Countries across the world must work together if there is to be hope of overcoming the novel coronavirus pandemic, the International Monetary Fund said Monday.
“The G-20 policy agenda must include a collaborative global solution to ensure the development, production, and distribution of effective medical treatments and vaccines,” the IMF said in its G20 Report on Strong, Sustainable, Balanced, and Inclusive Growth.
Underlining that all countries must be given access to sufficient health supplies and medical solutions, the fund said: “This not only helps smaller and poorer economies, it would also bring the world back to normalcy more quickly, helping activity also in larger economies.”

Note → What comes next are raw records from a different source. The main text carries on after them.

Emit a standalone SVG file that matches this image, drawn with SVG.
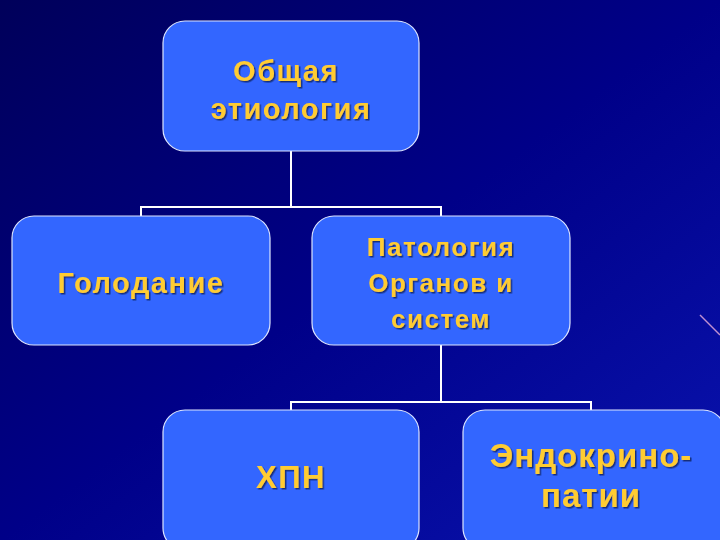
<svg xmlns="http://www.w3.org/2000/svg" width="720" height="540" viewBox="0 0 720 540">
<defs>
<linearGradient id="bg" x1="0" y1="0" x2="1" y2="1">
<stop offset="0" stop-color="#00005a"/>
<stop offset="0.5" stop-color="#000088"/>
<stop offset="1" stop-color="#0a14b0"/>
</linearGradient>
<filter id="sh" x="-10%" y="-10%" width="120%" height="130%">
<feDropShadow dx="1.5" dy="1.5" stdDeviation="0.6" flood-color="#10205a" flood-opacity="0.8"/>
</filter>
</defs>
<style>
.n{fill:#3366ff;stroke:#dde6ff;stroke-width:1.2}
.t{font-family:"Liberation Sans",Arial,sans-serif;font-weight:bold;fill:#ffcc33;text-anchor:middle;filter:url(#sh)}
.c{fill:none;stroke:#ffffff;stroke-width:2}
</style>
<rect width="720" height="540" fill="url(#bg)"/>
<path d="M700 315 L720 335" stroke="#c090d0" stroke-width="1.5"/>
<g id="connectors">
<path class="c" d="M291 151 V207 M141 216 V207 H441 V216"/>
<path class="c" d="M441 345 V402 M291 410 V402 H591 V410"/>
</g>
<g id="n1"><rect class="n" x="163" y="21" width="256" height="130" rx="22"/>
<text class="t" font-size="29" letter-spacing="1.5" x="286" y="81">Общая</text><text class="t" font-size="29" letter-spacing="1.5" x="291" y="119">этиология</text></g>
<g id="n2"><rect class="n" x="12" y="216" width="258" height="129" rx="22"/>
<text class="t" font-size="29" letter-spacing="1.5" x="141" y="293">Голодание</text></g>
<g id="n3"><rect class="n" x="312" y="216" width="258" height="129" rx="22"/>
<text class="t" font-size="26" letter-spacing="1.5" x="441" y="256">Патология</text><text class="t" font-size="26" letter-spacing="1.5" x="441" y="292">Органов и</text><text class="t" font-size="26" letter-spacing="1.5" x="441" y="328">систем</text></g>
<g id="n4"><rect class="n" x="163" y="410" width="256" height="140" rx="22"/>
<text class="t" font-size="31" letter-spacing="1.5" x="291" y="488">ХПН</text></g>
<g id="n5"><rect class="n" x="463" y="410" width="262" height="140" rx="22"/>
<text class="t" font-size="33" letter-spacing="1" x="591" y="467">Эндокрино-</text><text class="t" font-size="33" letter-spacing="1" x="591" y="507">патии</text></g>
</svg>
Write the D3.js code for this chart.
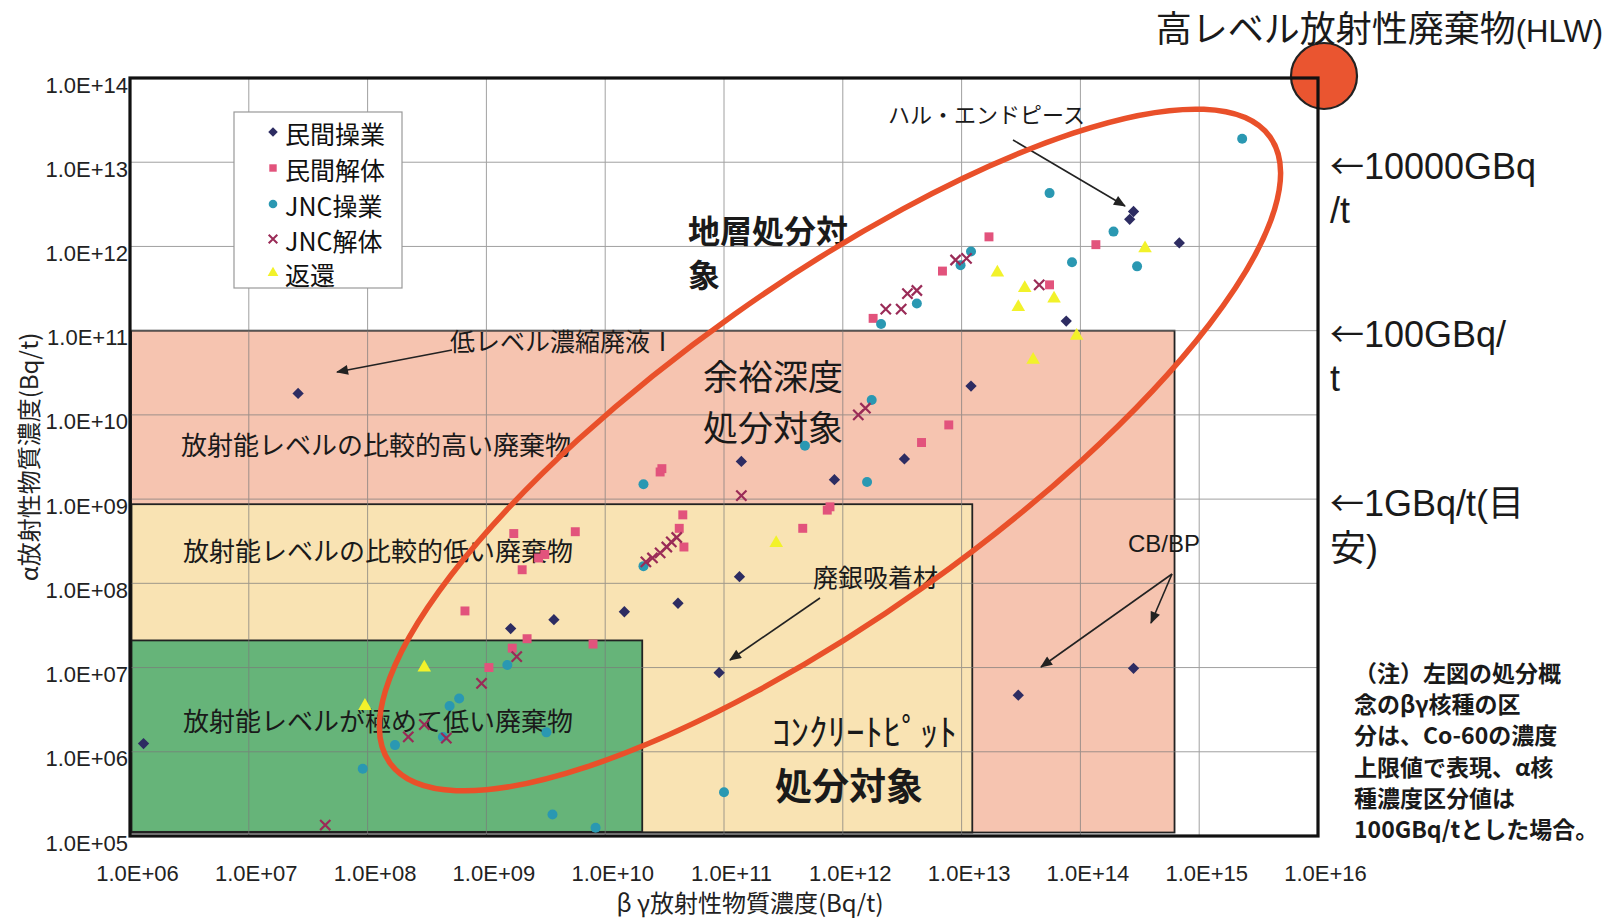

The report argued that export limits or bans on critical supplies must be removed quickly as such measures “limit the flow of goods at potentially great humanitarian cost.”
It said governments should continue to support households, workers and firms as “premature withdrawal of policy support would be costly in this environment.”
Highlighting that the pandemic changed the global economic landscape, the report said the virus led to a deep recession this year.
It warned that the global recovery would be partial and uneven, with some sectors recovering rapidly and others more slowly.
The worst seems to be left behind but uncertainty continues amid rising infection figures, it stressed.
“The pandemic has been a severe blow to people with low- and medium-skill jobs, many of which are women and youth,” the report said.
It added: “Sustained, strong, and inclusive growth is unlikely until the pandemic is stifled with medical solutions.
“To avoid elevated structural unemployment and a loss in productivity, a reskilling of workers and efficient debt workouts will likely be required.”
Deep effects on global economy
COVID-19, which first appeared in China last December, has infected more than 46.6 million people across 190 regions and countries around the world and killed over 1.2 million patients, while recoveries from the disease have exceeded 31.1 million so far.
The global outbreak has impacted several economic activities, especially tourism, travel, aviation and manufacturing, and has caused a deep contraction in the world economy.
Last month, the fund released another report that expected the world economy would narrow by 4.4% in 2020, better than the previous IMF expectation of minus 5.2%.